By AT Staff | June 3, 2013
The ride features a corkscrew that twists riders upside-down and an impressive 110-degree overbanked turn. Previous attempts to send wooden coasters through a corkscrew have used steel as a primary structural component of the track rather than just a running surface for the wheels. Hades 360 is unique because it uses a completely wooden track, making it the only wooden tracked inversion using a traditional wood track. It was designed by The Gravity Group, a Cincinnati-based engineering firm.
Hades originally opened in 2005 as one of the world’s largest wooden coasters, featuring 1,400 feet of underground tunnels and the steepest first drop on any wooden coaster.
The decision to add an inversion to Hades resulted from a discussion that engineers from The Gravity Group had with Nick Laskaris, owner of Mt. Olympus Theme Park. Work on the ride’s turn-around was being proposed and rather than merely reprofile the track, it was decided to try something completely different — and Hades 360 was born.
“Since the 1990s, we had been talking with Nick about going upside-down on a wooden roller coaster,” said Chad Miller, an engineer at The Gravity Group. “Fast forward to today and we have all the tools required to make it happen, from our new Timberliner trains that can handle the corkscrew’s rapidly twisting track to the sophisticated computer programs required to design just the right track shape.”

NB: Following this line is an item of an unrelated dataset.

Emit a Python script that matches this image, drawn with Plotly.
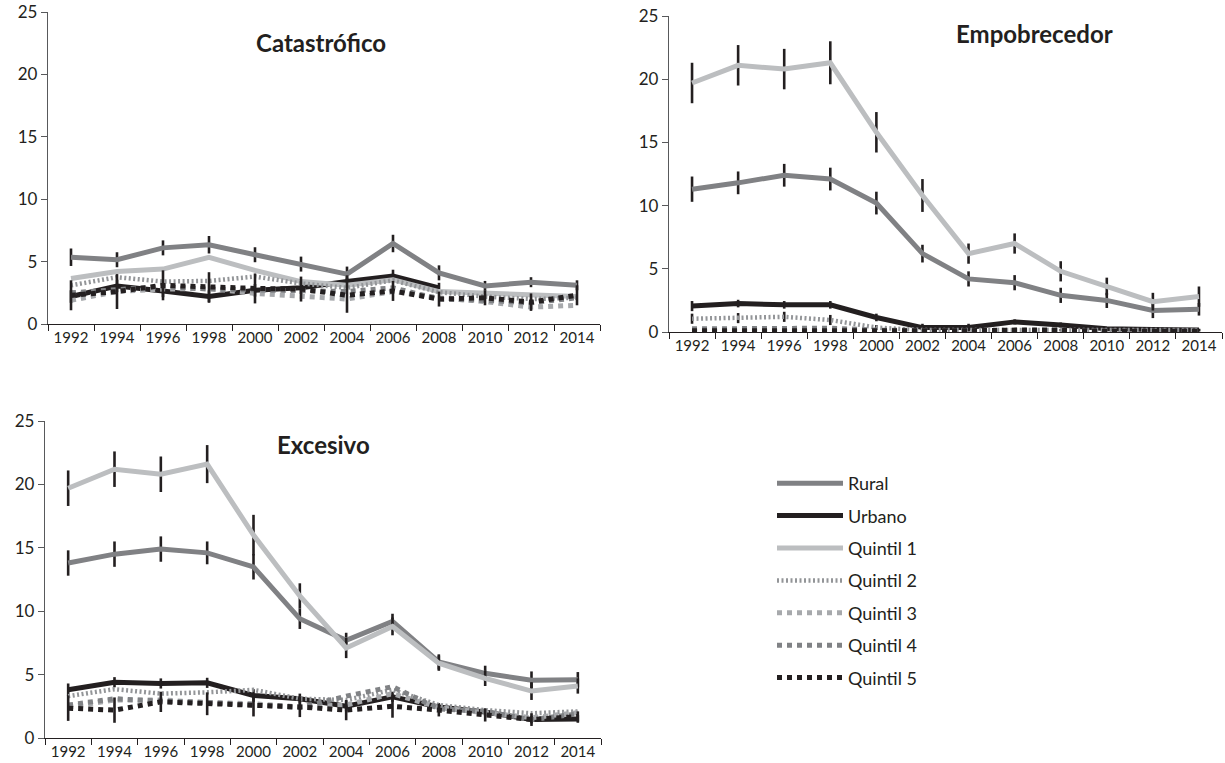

Special attention was given to the structural framing of the ride. Miller said, “We wanted to maintain the feel of a wooden roller coaster with trussed structure flying past you as you go through the roll. At the same time, we wanted to give the structure an open feel and so we cantilevered the track so there is nothing below you when you are upside down. The result is something quite unique and thrilling.”